OK, I'm convinced. Can someone tell me what to buy, specifically? Needs to run Ubuntu, support 2 x 4K monitors (3 would be nice), have at least 64GB RAM and fit on my desk. Don't particularly care how good the GPU is / is not.

Here's my starting point: gmktec.com/products/amd-ryzen™-ai-max-395-evo-x2-ai-mini-pc. Anything better?

Beelink GTR9 Pro. It has dual 10G Ethernet interfaces. And get the 128GB RAM version, the RAM is not upgradeable. It isn't quite shipping yet, though.

The absolute best would be a 9005 series Threadripper, but you will easily be pushing $10K+. The mainstream champ is the 9950X but despite being technically a mobile SOC the 395 gets you 90% of the real world performance of a 9950X in a much smaller and power efficient computer:

https://www.phoronix.com/review/amd-ryzen-ai-max-arrow-lake/...

And this would be something cheaper https://www.bee-link.com/products/beelink-ser9-ai-9-hx-370?v...

Similar single core performance, less cores, less GPU. Depends what you’re doing.

It only goes up to 96GB RAM (54GB usable for the GPU) vs 128GB/96GB on the 395. I have a 370 on a Minisforum AI X1 Pro and on an Asus Vivobook S, but to be frank I've found the performance disappointing.

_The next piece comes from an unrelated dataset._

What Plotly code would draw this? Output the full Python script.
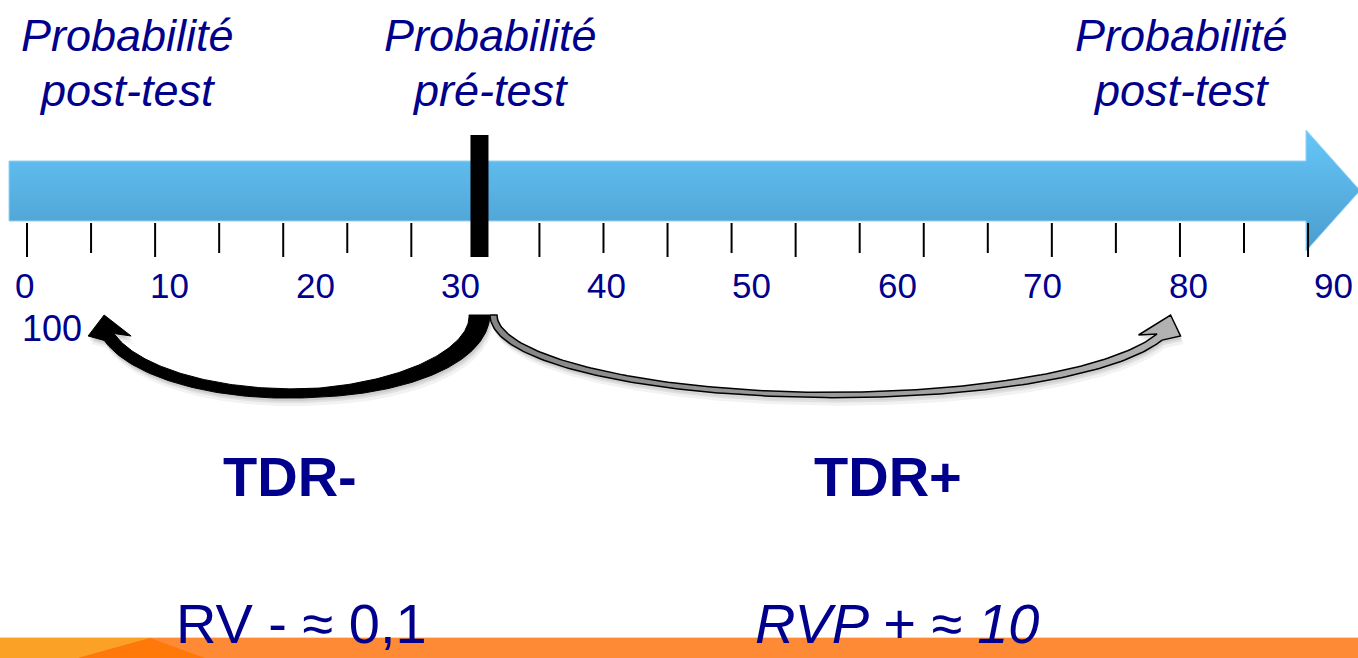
import numpy as np
import plotly.graph_objects as go

# ---------------- data ----------------
scale_labels = [0, 10, 20, 30, 40, 50, 60, 70, 80, 90]
extra_label = "100"
pre_test = 31.3          # pre-test probability (marker)
post_test_neg = 5.5      # post-test probability after negative test
post_test_pos = 78.8     # post-test probability after positive test
n_ticks = 21
title_line1 = ["Probabilité", "Probabilité", "Probabilité"]
title_line2 = ["post-test", "pré-test", "post-test"]
tdr_labels = ["TDR-", "TDR+"]
rv_labels = ["RV - ≈ 0,1", "<i>RVP + ≈ 10</i>"]

# ---------------- layout constants ----------------
W, H = 1358, 658
PX0, PXU = 24.1, 14.549          # axis scale: pixel = PX0 + PXU * value
NAVY = "#00008C"
FONT = "Liberation Sans, Arial, sans-serif"


def U(px):
    return (np.asarray(px, dtype=float) - PX0) / PXU


def X(u):
    return PX0 + PXU * np.asarray(u, dtype=float)


fig = go.Figure()

# big blue arrow (axis)
arrow_x = [9, 1306, 1306, 1360, 1306, 1306, 9, 9]
arrow_y = [161, 161, 130, 190.5, 251, 221, 221, 161]
fig.add_trace(go.Scatter(
    x=U(arrow_x), y=arrow_y, mode="lines", fill="toself",
    fillgradient=dict(type="vertical",
                      colorscale=[[0, "#66C6F8"], [1, "#4A9DCD"]],
                      start=130, stop=252),
    line=dict(color="#92D3F4", width=1), hoverinfo="skip", showlegend=False))

# tick marks
tick_pos = np.linspace(0.2, 88.25, n_ticks)
tx, ty = [], []
for i, t in enumerate(tick_pos):
    tx += [t, t, None]
    ty += [223, 257 if i % 2 == 0 else 253, None]
fig.add_trace(go.Scatter(x=tx, y=ty, mode="lines",
                         line=dict(color="black", width=2),
                         hoverinfo="skip", showlegend=False))


def arc_polygon(cx, rx, cy, ry, th0, th1, widths, tip, barb_out, barb_in, n=160):
    th = np.linspace(th0, th1, n)
    frac = np.linspace(0, 1, n)
    w = np.interp(frac, [0, 0.5, 1], widths)
    cxl = cx + rx * np.cos(th)
    cyl = cy + ry * np.sin(th)
    nx = ry * np.cos(th)
    ny = rx * np.sin(th)
    nn = np.hypot(nx, ny)
    nx, ny = nx / nn, ny / nn
    ox, oy = cxl + nx * w / 2, cyl + ny * w / 2
    ix, iy = cxl - nx * w / 2, cyl - ny * w / 2
    xs = np.concatenate([ox, [barb_out[0], tip[0], barb_in[0]], ix[::-1], [ox[0]]])
    ys = np.concatenate([oy, [barb_out[1], tip[1], barb_in[1]], iy[::-1], [oy[0]]])
    return xs, ys


cy = 315.0
end_y = 337.0

# black arc (negative test)
xb0 = float(X(pre_test))
tipb = (float(X(post_test_neg)), 315.0)
ryb = 78.5
cb = np.sqrt(1 - ((end_y - cy) / ryb) ** 2)
rxb = (xb0 - (tipb[0] + 5)) / (1 + cb)
cxb = xb0 - rxb
thb1 = np.pi - np.arcsin((end_y - cy) / ryb)
bx, by = arc_polygon(cxb, rxb, cy, ryb, 0.0, thb1, [21, 9, 12], tipb,
                     (tipb[0] - 16, 336), (tipb[0] + 27, 336))

# grey arc (positive test)
xg0 = xb0 + 14
tipg = (float(X(post_test_pos)), 315.0)
ryg = 80.0
cg = np.sqrt(1 - ((end_y - cy) / ryg) ** 2)
rxg = ((tipg[0] - 11) - xg0) / (1 + cg)
cxg = xg0 + rxg
thg1 = np.arcsin((end_y - cy) / ryg)
gx, gy = arc_polygon(cxg, rxg, cy, ryg, np.pi, thg1, [7, 5, 8], tipg,
                     (tipg[0] + 10, 336), (tipg[0] - 32, 335))

# soft shadows
for dx, dy, a in [(3, 8, 0.05), (2, 5, 0.07), (1, 3, 0.08)]:
    for px, py in [(bx, by), (gx, gy)]:
        fig.add_trace(go.Scatter(x=U(px + dx), y=py + dy, mode="lines", fill="toself",
                                 fillcolor=f"rgba(0,0,0,{a})", line=dict(width=0),
                                 hoverinfo="skip", showlegend=False))

fig.add_trace(go.Scatter(x=U(bx), y=by, mode="lines", fill="toself",
                         fillcolor="black", line=dict(color="black", width=1),
                         hoverinfo="skip", showlegend=False))
fig.add_trace(go.Scatter(x=U(gx), y=gy, mode="lines", fill="toself",
                         fillgradient=dict(type="horizontal",
                                           colorscale=[[0, "#858585"], [1, "#B2B2B2"]],
                                           start=float(U(490)), stop=float(U(1185))),
                         line=dict(color="black", width=1.5),
                         hoverinfo="skip", showlegend=False))

shapes = []
# pre-test marker bar
half = 9 / PXU
shapes.append(dict(type="rect", xref="x", yref="y",
                   x0=pre_test - half, x1=pre_test + half, y0=135, y1=257,
                   fillcolor="black", line=dict(width=0), layer="above"))


# orange footer band
def fx(px):
    return px / W


shapes.append(dict(type="rect", xref="paper", yref="y", x0=0, x1=1, y0=638, y1=658,
                   fillcolor="#FF8A36", line=dict(width=0), layer="below"))
shapes.append(dict(type="path", xref="paper", yref="y",
                   path=f"M 0 638 L {fx(150)} 638 L {fx(78)} 658 L 0 658 Z",
                   fillcolor="#FBA126", line=dict(width=0), layer="below"))
shapes.append(dict(type="path", xref="paper", yref="y",
                   path=f"M {fx(78)} 658 L {fx(150)} 638 L {fx(205)} 658 Z",
                   fillcolor="#FF790A", line=dict(width=0), layer="below"))
shapes.append(dict(type="line", xref="paper", yref="y", x0=0, x1=1, y0=637.5, y1=637.5,
                   line=dict(color="#FFD3AE", width=1), layer="below"))

annotations = []
# scale labels
for v in scale_labels:
    annotations.append(dict(x=v, y=285, text=str(v), showarrow=False,
                            xanchor="center", yanchor="middle",
                            font=dict(family=FONT, size=35, color=NAVY)))
annotations.append(dict(x=scale_labels[0], y=328, text=extra_label, showarrow=False,
                        xanchor="left", yanchor="middle", xshift=-4,
                        font=dict(family=FONT, size=36, color=NAVY)))

# titles
title_x = [U(127), U(490), U(1181)]
for xc, l1, l2 in zip(title_x, title_line1, title_line2):
    annotations.append(dict(x=float(xc), y=35, text=f"<i>{l1}</i>", showarrow=False,
                            xanchor="center", yanchor="middle",
                            font=dict(family=FONT, size=45, color=NAVY)))
    annotations.append(dict(x=float(xc), y=90, text=f"<i>{l2}</i>", showarrow=False,
                            xanchor="center", yanchor="middle",
                            font=dict(family=FONT, size=45, color=NAVY)))

# TDR labels
for xc, t in zip([U(289.5), U(887.5)], tdr_labels):
    annotations.append(dict(x=float(xc), y=476, text=f"<b>{t}</b>", showarrow=False,
                            xanchor="center", yanchor="middle",
                            font=dict(family=FONT, size=56, color=NAVY)))

# likelihood ratio labels
for xc, t in zip([U(301), U(896.5)], rv_labels):
    annotations.append(dict(x=float(xc), y=657, text=t, showarrow=False,
                            xanchor="center", yanchor="bottom",
                            font=dict(family=FONT, size=56, color=NAVY)))

fig.update_layout(
    width=W, height=H, margin=dict(l=0, r=0, t=0, b=0, pad=0),
    paper_bgcolor="white", plot_bgcolor="white",
    xaxis=dict(range=[float(U(0)), float(U(W))], visible=False, fixedrange=True),
    yaxis=dict(range=[H, 0], visible=False, fixedrange=True),
    shapes=shapes, annotations=annotations, showlegend=False,
)

fig.write_html("out.html")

Fastest threadripper on the market is usually a good bet. Worth considering mini-pc on vesa mount / in a cable tray + fast machine in another room.

Also, I've got a gmktec here (cheaper one playing thin client) and it's going to be scrapped in the near future because the monitor connections keep dropping. Framework make a 395 max one, that's tempting as a small single machine.

Threadripper is complete overkill for most developers and hella expensive especially at the top end. May also not even be that much faster for many work-loads. The 9950X3D is the "normal top-end" CPU to buy for most people.

Whether ~$10k is infeasibly expensive or a bargain depends strongly on what workloads you're running. Single threaded stuff? Sure, bad idea. Massively parallel set suites backed by way too much C++, where building it all has wound up on the dev critical path? The big machine is much cheaper than rearchitecting the build structure and porting to a non-daft language.

I'm not very enamoured with distcc style build farms (never seem to be as fast as one hopes and fall over a lot) or ccache (picks up stale components) so tend to make the single dev machine about as fast as one can manage, but getting good results out of caching or distribution would be more cash-efficient.

Yes of course it depends, which is why I used "most developers" and not "all developers". What is certainly it not is a good default option for most people, like you suggested.

Different class of machines, the Threadripper will be heavier on multicore and less bottlenecked by memory bandwidth, which is nice for some workloads (e.g. running large local AIs that aren't going to fit on GPU). The 9950X and 9950X3D may be preferable for workloads where raw single-threaded compute and fast cache access are more important.

I just bought myself one of these for the same use case https://www.minisforum.uk/products/minisforum-bd770. I did also want to use my existing 3060 GPU, though. It all fit in a relatively small case.

You might be better off buying a mini pc if you’re happy with an integrated GPU. There are plenty of Ryzen mini pcs that end up cheaper than building around an itx motherboard.

The computer you listed is specifically designed for running local AI inference, because it has an APU with lots of integrated RAM. If that isn't your use case then AMD 9000 series should be better.

Not just local AI inference, plenty of broader workstation workloads will benefit from a modern APU with a lot of VRAM-equivalent.

Huh, that's a really good deal at 1500 USD for the 64Gb model considering the processor it's running. (It's the same one that's in the Framework desktop that there's been lots of noise about recently - lots of recent reviews on YouTube.)

Get the 128Gb model for (currently) 1999 USD and you can play with running big local LLMs too. The 8060 iGPU is roughly equivalment to a mid-level nVidia laptop GPU, so it's plenty to deal with a normal workload, and some decent gaming or equivalent if needed.

Yeah, I like the look of the Framework but the (relative) price and lead times are putting me off a little.

There are also these which look similar https://www.bee-link.com/products/beelink-gtr9-pro-amd-ryzen...

From what I've been able to tell from interwebz reviews, the Framework one is better/faster as the GMTek is thermally throttled more. Dunno about the Beelink.

9950x. If you game, get that in X3D version, or a lower-numbered version in X3D.

Multimonitor with 4K tends to need fast GPU just for the bandwidth, else dragging large windows around can feel quite slow (found that out running 3 x 4K monitors on a low-end GPU).

If you want 3x 4k monitors, you need to care how good the GPU is.